Turning watermelon into a mouthwatering meal

Mouthwatering watermelon bites. (ABC7)

A juicy watermelon is the perfect refresher on a hot summer day, but those sugary bites go far beyond the slice. From salad, soup, salsa to spritzers – cookbook author Jonathan Bardzik returned with sweet and savory watermelon dishes.

Watermelon and arugula salad with blue cheese vinaigrette

Serves 6

Sweet watermelon, bright peppery arugula and creamy, funky bleu cheese balance perfectly in this refreshing, thirst-quenching salad that looks as beautiful as it tastes.


6 cups watermelon cut in 1” cubes

2 cups baby arugula, loosely packed

1 shallot, minced

1/3 cup red wine vinegar

1 tsp honey

2/3 cups olive oil – the good stuff!

1 cup chilled, crumbled Gorgonzola cheese


Toss together watermelon and arugula in a large bowl.

In a separate bowl, whisk together shallot, vinegar and honey.

While whisking, drizzle oil into vinegar mixture. This will form a creamy emulsion.

Stir crumbles of Gorgonzola into vinaigrette until creamy and taste with a cube of watermelon.

Season to taste with additional salt, pepper, vinegar or oil and lightly dress watermelon and arugula.

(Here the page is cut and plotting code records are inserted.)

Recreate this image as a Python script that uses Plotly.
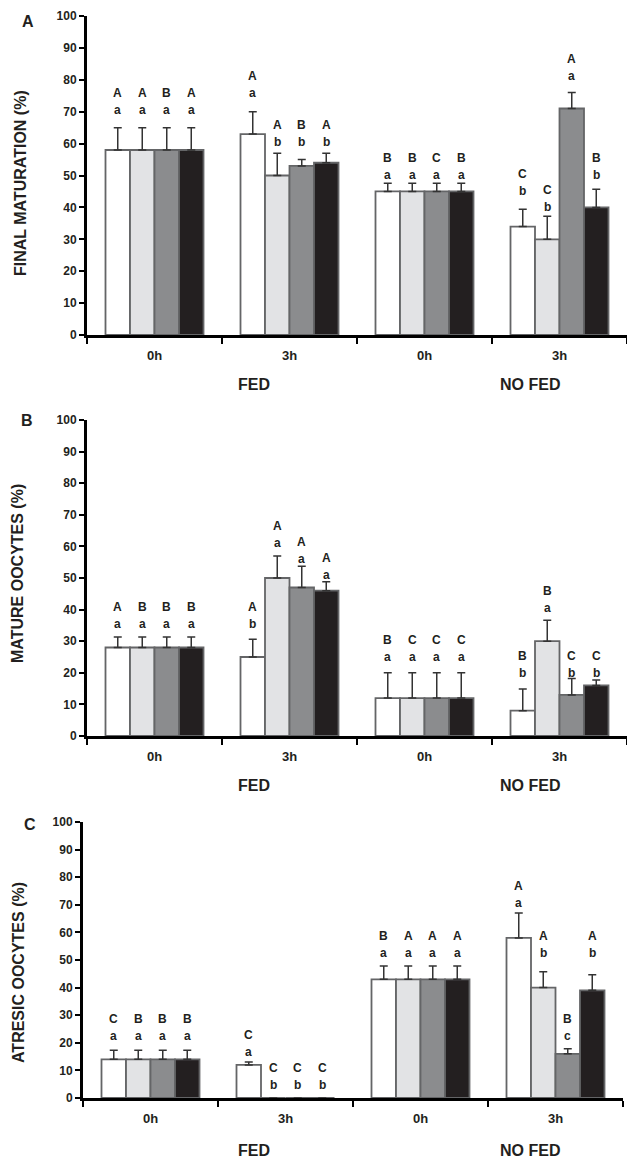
import plotly.graph_objects as go

# ---------------- data ----------------
categories = ["0h", "3h", "0h", "3h"]          # FED 0h, FED 3h, NO FED 0h, NO FED 3h
groups = ["FED", "NO FED"]
panel_letters = ["A", "B", "C"]
panel_titles = ["FINAL MATURATION (%)", "MATURE OOCYTES (%)", "ATRESIC OOCYTES (%)"]
series_names = ["T1", "T2", "T3", "T4"]
series_colors = ["#ffffff", "#e2e3e5", "#8b8c8e", "#231f20"]

# values[series][category]
A_values = [[58, 63, 45, 34], [58, 50, 45, 30], [58, 53, 45, 71], [58, 54, 45, 40]]
A_err = [[7, 7, 2.6, 5.4], [7, 7, 2.6, 7.2], [7, 2, 2.6, 5], [7, 3, 2.6, 5.7]]
B_values = [[28, 25, 12, 8], [28, 50, 12, 30], [28, 47, 12, 13], [28, 46, 12, 16]]
B_err = [[3.3, 5.6, 8, 6.9], [3.3, 7, 8, 6.6], [3.3, 6.7, 8, 5.2], [3.3, 2.8, 8, 1.7]]
C_values = [[14, 12, 43, 58], [14, 0, 43, 40], [14, 0, 43, 16], [14, 0, 43, 39]]
C_err = [[3.3, 1, 4.8, 9], [3.3, 0, 4.8, 5.7], [3.3, 0, 4.8, 1.8], [3.3, 0, 4.8, 5.7]]

# significance letters [series][category]
A_upper = [["A", "A", "B", "C"], ["A", "A", "B", "C"], ["B", "B", "C", "A"], ["A", "A", "B", "B"]]
A_lower = [["a", "a", "a", "b"], ["a", "b", "a", "b"], ["a", "b", "a", "a"], ["a", "b", "a", "b"]]
B_upper = [["A", "A", "B", "B"], ["B", "A", "C", "B"], ["B", "A", "C", "C"], ["B", "A", "C", "C"]]
B_lower = [["a", "b", "a", "b"], ["a", "a", "a", "a"], ["a", "a", "a", "b"], ["a", "a", "a", "b"]]
C_upper = [["C", "C", "B", "A"], ["B", "C", "A", "A"], ["B", "C", "A", "B"], ["B", "C", "A", "A"]]
C_lower = [["a", "a", "a", "a"], ["a", "b", "a", "b"], ["a", "b", "a", "c"], ["a", "b", "a", "b"]]
# height (data units) of the lower letter of each label pair
A_label_y = [[70.5, 75.9, 50.2, 45.1], [70.5, 60.5, 50.2, 40.1], [70.5, 60.5, 50.2, 81.2], [70.5, 60.5, 50.2, 50.2]]
B_label_y = [[35.4, 35.4, 25, 19.9], [35.4, 61.1, 25, 40.5], [35.4, 56, 25, 19.9], [35.4, 50.9, 25, 19.9]]
C_label_y = [[22.5, 16.7, 52.5, 70.7], [22.5, 4.7, 52.5, 52.5], [22.5, 4.7, 52.5, 22.5], [22.5, 4.7, 52.5, 52.5]]

panels = [
    (A_values, A_err, A_upper, A_lower, A_label_y),
    (B_values, B_err, B_upper, B_lower, B_label_y),
    (C_values, C_err, C_upper, C_lower, C_label_y),
]

# ---------------- layout geometry (pixels) ----------------
W, H = 627, 1160
FONT = "Liberation Sans"
TXT = "#231f20"
BARGAP = 0.274
# (left, right, top, bottom) of each plot area in pixels
boxes = [(87, 627, 16, 335), (87, 627, 420, 736), (83, 623, 822, 1098)]
title_pos = [(20, 183), (18, 574), (18, 973)]
letter_pos = [(28, 21), (27, 421), (30, 824)]
group_label_y = [385, 785, 1150]
group_label_x = [254, 530]


def px(x):
    return x / W


def py(y):
    return 1 - y / H


fig = go.Figure()
annotations = []
layout = {}

xs = list(range(len(categories)))
bw = (1 - BARGAP) / len(series_names)


def paper_text(x, y, text, size, angle=0):
    return dict(x=px(x), y=py(y), xref="paper", yref="paper", text=text, textangle=angle,
                xanchor="center", yanchor="middle", showarrow=False,
                font=dict(family=FONT, size=size, color=TXT, weight="bold"))


for p, (vals, errs, up, low, laby) in enumerate(panels):
    xa = "x" if p == 0 else f"x{p+1}"
    ya = "y" if p == 0 else f"y{p+1}"
    for j, name in enumerate(series_names):
        fig.add_trace(go.Bar(
            x=xs, y=vals[j], name=name, showlegend=False,
            xaxis=xa, yaxis=ya,
            marker=dict(color=series_colors[j], line=dict(color="#646567", width=1.8)),
            error_y=dict(type="data", symmetric=False, array=errs[j],
                         arrayminus=[0] * len(xs), color="#333333",
                         thickness=1.5, width=4),
        ))
        for c in xs:
            bx = c + (j - 1.5) * bw
            annotations.append(dict(x=bx, y=laby[j][c], xref=xa, yref=ya, text=low[j][c],
                                    xanchor="center", yanchor="middle", showarrow=False,
                                    font=dict(family=FONT, size=12, color=TXT, weight="bold")))
            annotations.append(dict(x=bx, y=laby[j][c], xref=xa, yref=ya, text=up[j][c], yshift=17,
                                    xanchor="center", yanchor="middle", showarrow=False,
                                    font=dict(family=FONT, size=12, color=TXT, weight="bold")))
    l, r, t, b = boxes[p]
    axis_x = dict(domain=[px(l), px(r)], range=[-0.5, 3.5], anchor=ya, automargin=False,
                  tickmode="array", tickvals=xs, ticktext=categories, ticks="",
                  ticklabelstandoff=6,
                  minor=dict(tickmode="linear", tick0=-0.5, dtick=1, ticks="outside",
                             ticklen=6, tickwidth=2, tickcolor="black"),
                  showline=True, linewidth=3, linecolor="black", showgrid=False, zeroline=False,
                  tickfont=dict(family=FONT, size=13, color=TXT, weight="bold"), fixedrange=True)
    axis_y = dict(domain=[py(b), py(t)], range=[0, 100], anchor=xa, automargin=False,
                  tickmode="linear", tick0=0, dtick=10, ticks="outside", ticklen=5, tickwidth=2,
                  tickcolor="black", showline=True, linewidth=3, linecolor="black",
                  showgrid=False, zeroline=False,
                  tickfont=dict(family=FONT, size=12, color=TXT, weight="bold"))
    layout["xaxis" if p == 0 else f"xaxis{p+1}"] = axis_x
    layout["yaxis" if p == 0 else f"yaxis{p+1}"] = axis_y

    tx, ty = title_pos[p]
    annotations.append(paper_text(tx, ty, panel_titles[p], 16, angle=-90))
    lx, ly = letter_pos[p]
    annotations.append(paper_text(lx, ly, panel_letters[p], 16))
    for g, gname in enumerate(groups):
        annotations.append(paper_text(group_label_x[g], group_label_y[p], gname, 16))

fig.update_layout(
    width=W, height=H, margin=dict(l=0, r=0, t=0, b=0),
    paper_bgcolor="white", plot_bgcolor="white",
    barmode="group", bargap=BARGAP, bargroupgap=0,
    annotations=annotations, **layout,
)

fig.write_html("out.html", config={"displayModeBar": False},
               post_script="document.body.style.margin='0';document.body.style.overflow='hidden';")
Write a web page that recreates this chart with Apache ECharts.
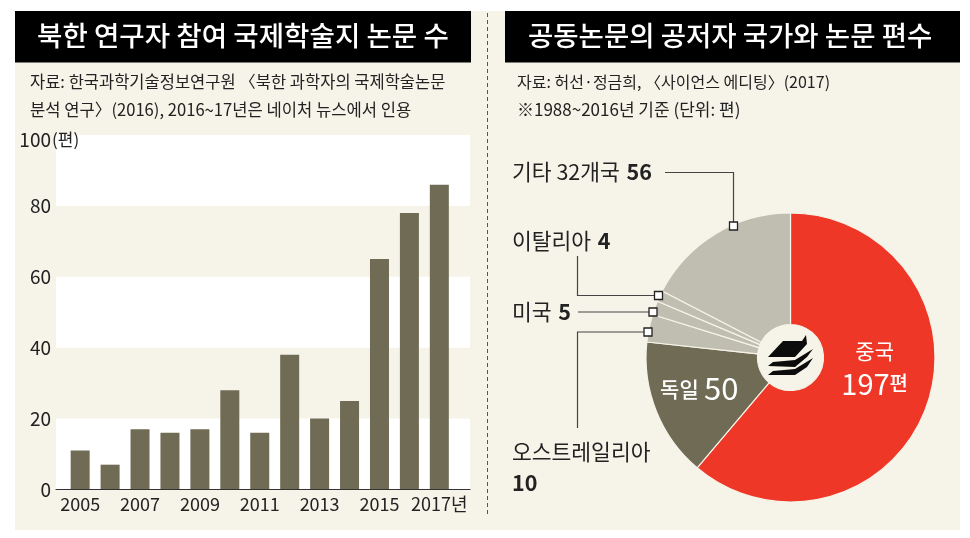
<!DOCTYPE html>
<html><head><meta charset="utf-8">
<style>html,body{margin:0;padding:0;background:#fff}#c{width:970px;height:538px}</style>
<script src="https://cdn.jsdelivr.net/npm/echarts@6/dist/echarts.min.js"></script>
</head><body><div id="c"></div>
<script>
const years = ['2005','2006','2007','2008','2009','2010','2011','2012','2013','2014','2015','2016','2017'];
const papers = [11,7,17,16,17,28,16,38,20,25,65,78,86];
const yMax = 100, yStep = 20;
const pieNames = ['중국','독일','오스트레일리아','미국','이탈리아','기타 32개국'];
const pieValues = [197,50,10,5,4,56];
const pieColors = ['#EE3727','#6F6B55','#C0BEB0','#C0BEB0','#C0BEB0','#C0BEB0'];
const titleLeft = '북한 연구자 참여 국제학술지 논문 수';
const titleRight = '공동논문의 공저자 국가와 논문 편수';
const noteLeft = ['자료: 한국과학기술정보연구원 〈북한 과학자의 국제학술논문','분석 연구〉(2016), 2016~17년은 네이처 뉴스에서 인용'];
const noteRight = ['자료: 허선·정금희, 〈사이언스 에디팅〉(2017)','※1988~2016년 기준 (단위: 편)'];

const KR = '"Noto Sans CJK KR"';
const CREAM = '#F6F3E8', INK = '#222', LINE = '#444';

function text(x,y,t,size,opt){
  return {type:'text',z:20,silent:true,x:x,y:y,style:Object.assign({text:t,font:(opt&&opt.weight||400)+' '+size+'px '+KR,fill:INK,verticalAlign:'middle'},opt&&opt.style)};
}
function rich(x,y,name,val){
  return {type:'text',z:20,silent:true,x:x,y:y,style:{
    rich:{n:{font:'400 21.5px '+KR,fill:INK},v:{font:'700 21.5px '+KR,fill:INK}},
    text:'{n|'+name+'}  {v|'+val+'}',verticalAlign:'middle',fill:INK}};
}
function poly(points){
  return {type:'polyline',z:19,silent:true,shape:{points:points},style:{stroke:LINE,lineWidth:1.2,fill:null}};
}
function square(x,y){
  return {type:'rect',z:21,silent:true,shape:{x:x-4,y:y-4,width:8,height:8},style:{fill:'#fff',stroke:'#222',lineWidth:1.3}};
}
function blob(points){
  return {type:'polygon',z:22,silent:true,shape:{points:points},style:{fill:'#0c0c0c'}};
}

const graphics = [
  {type:'rect',z:-5,silent:true,shape:{x:15,y:11,width:945,height:519},style:{fill:CREAM}},
  {type:'rect',z:10,silent:true,shape:{x:15,y:11,width:456,height:51.5},style:{fill:'#000'}},
  {type:'rect',z:10,silent:true,shape:{x:505,y:11,width:455,height:51.5},style:{fill:'#000'}},
  {type:'line',z:10,silent:true,shape:{x1:487.5,y1:13,x2:487.5,y2:515},style:{stroke:'#555',lineWidth:1,lineDash:[4,3]}},
  text(37,36,titleLeft,27.6,{weight:500,style:{fill:'#fff'}}),
  text(528,36,titleRight,27.5,{weight:500,style:{fill:'#fff'}}),
  text(30,82,noteLeft[0],16.5),
  text(30,110,noteLeft[1],16.6),
  text(517,82,noteRight[0],16),
  text(517,110,noteRight[1],17),
  text(52,140,'(편)',17),
  rich(512,172,'기타 32개국',pieValues[5]),
  rich(512,241,'이탈리아',pieValues[4]),
  rich(512,312,'미국',pieValues[3]),
  text(512,452,pieNames[2],21.5),
  text(512,483,String(pieValues[2]),21.5,{weight:700}),
  poly([[665,172.5],[733.5,172.5],[733.5,226]]),
  poly([[577.5,256],[577.5,295.5],[658,295.5]]),
  poly([[578,312],[653,312]]),
  poly([[577.5,428],[577.5,332],[648,332]]),
  square(733.5,226),square(658.5,295.5),square(653,312),square(648,332),
  blob([[768,357],[783,341],[802,341],[806,335],[807,344],[795,357]]),
  blob([[768,366],[773,362],[795,360],[813,349],[807,357],[795,367]]),
  blob([[768,375],[773,371],[795,369],[813,358],[807,367],[795,375]])
];

const option = {
  animation:false,
  textStyle:{fontFamily:KR},
  graphic:{elements:graphics},
  grid:[
    {left:56,right:500,top:135,bottom:48.5},
    {left:65.2,width:389.1,top:135,bottom:48.5}
  ],
  xAxis:[
    {gridIndex:0,type:'category',data:years,axisTick:{show:false},axisLabel:{show:false},
     axisLine:{lineStyle:{color:'#333',width:1.2}},z:5},
    {gridIndex:1,type:'category',data:years,axisTick:{show:false},axisLine:{show:false},
     axisLabel:{interval:1,margin:6,color:INK,fontFamily:KR,fontSize:18,hideOverlap:false,
       formatter:v=>v==='2017'?v+'년':v}}
  ],
  yAxis:[
    {gridIndex:0,type:'value',min:0,max:yMax,interval:yStep,
     axisLine:{show:false},axisTick:{show:false},splitLine:{show:false},
     splitArea:{show:true,areaStyle:{color:['#ffffff','rgba(0,0,0,0)']}},
     axisLabel:{margin:5,color:INK,fontFamily:KR,fontSize:19,
       formatter:v=>v===yMax?'{m|'+v+'}':String(v),
       rich:{m:{color:INK,fontFamily:KR,fontSize:19,padding:[10,0,0,0]}}}},
    {gridIndex:1,type:'value',min:0,max:yMax,interval:yStep,show:false}
  ],
  series:[
    {type:'bar',xAxisIndex:1,yAxisIndex:1,data:papers,barWidth:19,itemStyle:{color:'#6F6B55'},silent:true,z:3},
    {type:'pie',center:[790.5,357.5],radius:[33,144.5],startAngle:90,clockwise:true,silent:true,
     minAngle:0,avoidLabelOverlap:false,
     itemStyle:{borderColor:CREAM,borderWidth:1.2},
     labelLine:{show:false},
     label:{show:false},
     data:pieNames.map((n,i)=>{
       const d={name:n,value:pieValues[i],itemStyle:{color:pieColors[i]}};
       if(i===0) d.label={show:true,position:'inside',offset:[-2,-22],
         formatter:'{a|'+n+'}\n{b|'+pieValues[i]+'}{c|편}',
         rich:{a:{color:'#fff',fontFamily:KR,fontSize:21,lineHeight:33},
               b:{color:'#fff',fontFamily:KR,fontSize:29,lineHeight:33},
               c:{color:'#fff',fontFamily:KR,fontSize:20,fontWeight:500,lineHeight:33}}};
       if(i===1) d.label={show:true,position:'inside',offset:[-6,-3],
         formatter:'{a|'+n+'}  {b|'+pieValues[i]+'}',
         rich:{a:{color:'#fff',fontFamily:KR,fontSize:21,fontWeight:500},
               b:{color:'#fff',fontFamily:KR,fontSize:31}}};
       return d;
     })}
  ]
};
echarts.init(document.getElementById('c'),null,{renderer:'canvas'}).setOption(option);
</script></body></html>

Tip: If making this ahead, keep the watermelon separate. It will release water, which will dilute your dressing and wilt the arugula. Combine the arugula and watermelon and dress right before serving.

Watermelon, Thai basil spritzer

Makes 3-4 cups syrup


1 cup sugar

1 cup water

2 cups Thai basil stems and leaves, loosely packed

1/2 medium watermelon

1 lemon, juiced

1 litre bottle club soda or seltzer


Stir together sugar and water in a 3 quart saucepan, over medium high heat. Bring to a simmer and stir until sugar is dissolved.

Remove from heat and add Thai basil to sugar syrup. Infuse for 15 minutes and drain solids.

Puree watermelon in a blender and strain through a fine mesh sieve.

Mix together watermelon juice, lemon juice and seltzer. Season to taste with Thai basil syrup, starting with 1/4 cup.

*Add Champagne or Cava in place of soda water for a summer brunch.

Watermelon gazpacho

Serves 6-8

Watermelon is a wonderful fruit but a terrible vegetable. Keep it summery sweet in this gazpacho. Salt brings out the tomato, and honey makes the watermelon pop.


6 cups watermelon diced and separated

2 large tomatoes, diced, about 2 cups

1/2 red onion, diced

1/2 tsp lime zest

2 tbs lime juice

1/2 jalapeño seeded and minced

2 tbs basil, finely chopped

1/4 cup red wine vinegar

2 tbs honey


Mix together 4 cups of the diced watermelon with the tomato, and onion. Add lime zest and juice, jalapeño and basil. Stir together.

Press remaining 2 cups of watermelon through a food mill or puree in a food processor and strain through a fine sieve to remove solids.

Add watermelon juice, and vinegar and honey to soup. Season to taste with salt, pepper and additional honey, if needed.

If you make this soup ahead of time, check the seasoning again before serving. The watermelon and tomatoes will release more moisture and dilute the salt, vinegar and honey.

Watermelon salsa with fish tacos


Leave the watermelon juice out of the gazpacho recipe and pile wheat flour tortillas with grilled or pan-fried fish, salsa and fresh cilantro.